Pogo was continued for two years after Walt Kelly died by his wife and a few ghost artists who had worked on the strip with Walt. Again in 1989 Walt's son and two artists tried to revive the strip and it only lasted a few years.

Nothing is ever as good as the original. Scores of comics continue after their creators deaths. Popeye, Gasoline Alley, Katzenjammer Kids, Little Orphan Annie, Blondie, Hagar the Horrible, Denace the Menace, the list goes on...

Macnelly's comic Shoe is continued, but the syndicate would never dream of having someone do editorial cartoons under his name. But for some reason it's ok to plunder his strip.

How about Zits being done in 50 years by two artists that can only imitate?

 
at 3/25/06, 8:30 PM Anonymous Anonymous said...
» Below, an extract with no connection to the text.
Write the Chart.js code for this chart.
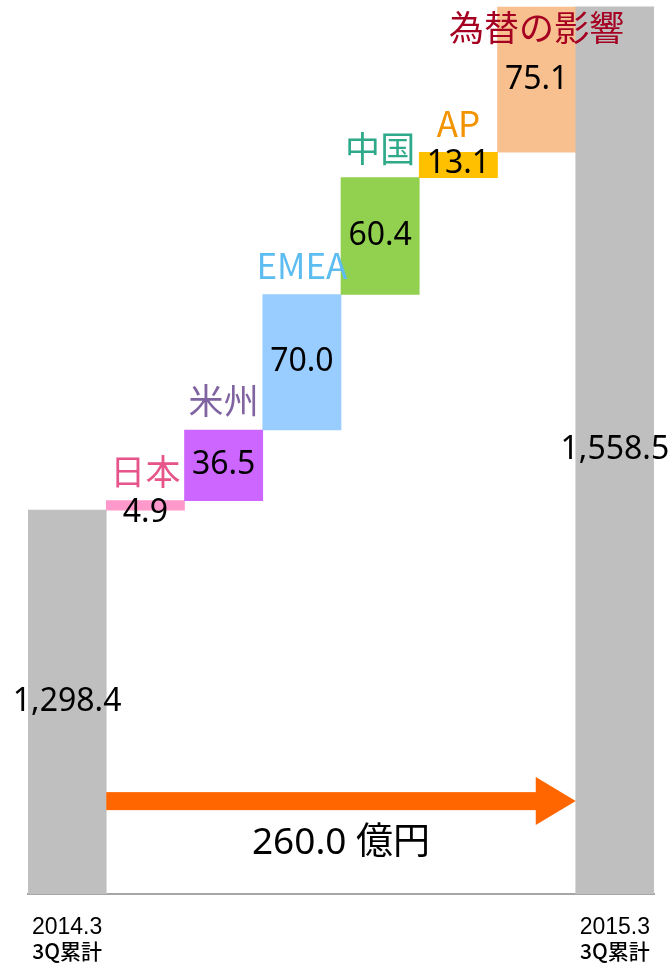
<!DOCTYPE html>
<html>
<head>
<meta charset="utf-8">
<script src="https://cdn.jsdelivr.net/npm/chart.js@4"></script>
<style>
    body { margin: 0; background: #fff; }
    #wrap { width: 671px; height: 963px; }
</style>
</head>
<body>
<div id="wrap"><canvas id="chart"></canvas></div>
<script>
const categories = ['2014.3\n3Q累計', '日本', '米州', 'EMEA', '中国', 'AP', '為替の影響', '2015.3\n3Q累計'];
const startValue = 1298.4;
const endValue = 1558.5;
const changes = [4.9, 36.5, 70.0, 60.4, 13.1, 75.1];
const totalChange = 260.0;
const axisMin = 1100;
const axisMax = 1562;

const barColors = ['#BFBFBF', '#FF99CC', '#CC66FF', '#99CCFF', '#92D050', '#FFC000', '#F9C08F', '#BFBFBF'];
const labelColors = [null, '#E6548A', '#8064A2', '#5DBDF0', '#2EA98A', '#F29400', '#A50021', null];

// build floating bars
const bars = [[axisMin, startValue]];
let running = startValue;
changes.forEach(c => {
    bars.push([running, running + c]);
    running += c;
});
bars.push([axisMin, endValue]);

const valueText = [startValue, ...changes, endValue].map(v =>
    v.toLocaleString('en-US', { minimumFractionDigits: 1, maximumFractionDigits: 1 }));

const labelPlugin = {
    id: 'waterfallLabels',
    afterDatasetsDraw(chart) {
        const ctx = chart.ctx;
        const meta = chart.getDatasetMeta(0);
        const y = chart.scales.y;
        const area = chart.chartArea;
        ctx.save();
        ctx.textAlign = 'center';
        ctx.textBaseline = 'middle';

        meta.data.forEach((bar, i) => {
            const top = Math.min(bar.y, bar.base);
            const bottom = Math.max(bar.y, bar.base);
            let cy = (top + bottom) / 2;
            if (bottom - top < 30) cy = top + 12;
            ctx.fillStyle = '#000';
            ctx.font = '32px "Noto Sans", "Noto Sans CJK JP"';
            ctx.fillText(valueText[i], bar.x, cy);

            if (labelColors[i]) {
                ctx.fillStyle = labelColors[i];
                ctx.font = '35px "Noto Sans CJK JP"';
                ctx.fillText(categories[i], bar.x, Math.max(top - 29, 28));
            } else {
                // category ticks under the two total bars
                const lines = categories[i].split('\n');
                ctx.fillStyle = '#000';
                ctx.font = '23px "Liberation Sans", "Noto Sans CJK JP"';
                ctx.fillText(lines[0], bar.x, area.bottom + 34);
                ctx.font = '500 21px "Noto Sans CJK JP"';
                ctx.fillText(lines[1], bar.x, area.bottom + 57);
            }
        });

        // arrow between the two totals
        const half = meta.data[0].width / 2;
        const x0 = meta.data[0].x + half;
        const x1 = meta.data[7].x - half;
        const ay = y.getPixelForValue(1148);
        ctx.fillStyle = '#FF6600';
        ctx.fillRect(x0, ay - 9, x1 - x0 - 38, 18);
        ctx.beginPath();
        ctx.moveTo(x1 - 40, ay - 24);
        ctx.lineTo(x1, ay);
        ctx.lineTo(x1 - 40, ay + 24);
        ctx.closePath();
        ctx.fill();

        ctx.fillStyle = '#000';
        ctx.font = '37px "Noto Sans", "Noto Sans CJK JP"';
        ctx.fillText(totalChange.toFixed(1) + ' 億円', (x0 + x1) / 2, ay + 42);
        ctx.restore();
    }
};

new Chart(document.getElementById('chart'), {
    type: 'bar',
    data: {
        labels: categories,
        datasets: [{
            data: bars,
            backgroundColor: barColors,
            borderWidth: 0,
            barPercentage: 1,
            categoryPercentage: 1
        }]
    },
    options: {
        responsive: true,
        maintainAspectRatio: false,
        animation: false,
        layout: { padding: { left: 28, right: 17, top: 0, bottom: 69 } },
        plugins: { legend: { display: false }, tooltip: { enabled: false } },
        scales: {
            x: {
                grid: { display: false, drawTicks: false },
                border: { color: '#A6A6A6', width: 2 },
                ticks: { display: false }
            },
            y: {
                display: false,
                min: axisMin,
                max: axisMax
            }
        }
    },
    plugins: [labelPlugin]
});
</script>
</body>
</html>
A cartoonists most important ability by far is to telegraph large ideas and thoughts in the smallest degree of verbiage.
Aside from an original drawing, which is critical, without the "snap" of the caption there can be no "one-two-punch" the piece would "fail to launch."
"He was wired differently" speaks measures about two of my favorite cartoonist.

 
at 10/3/07, 9:56 PM Anonymous Anonymous said...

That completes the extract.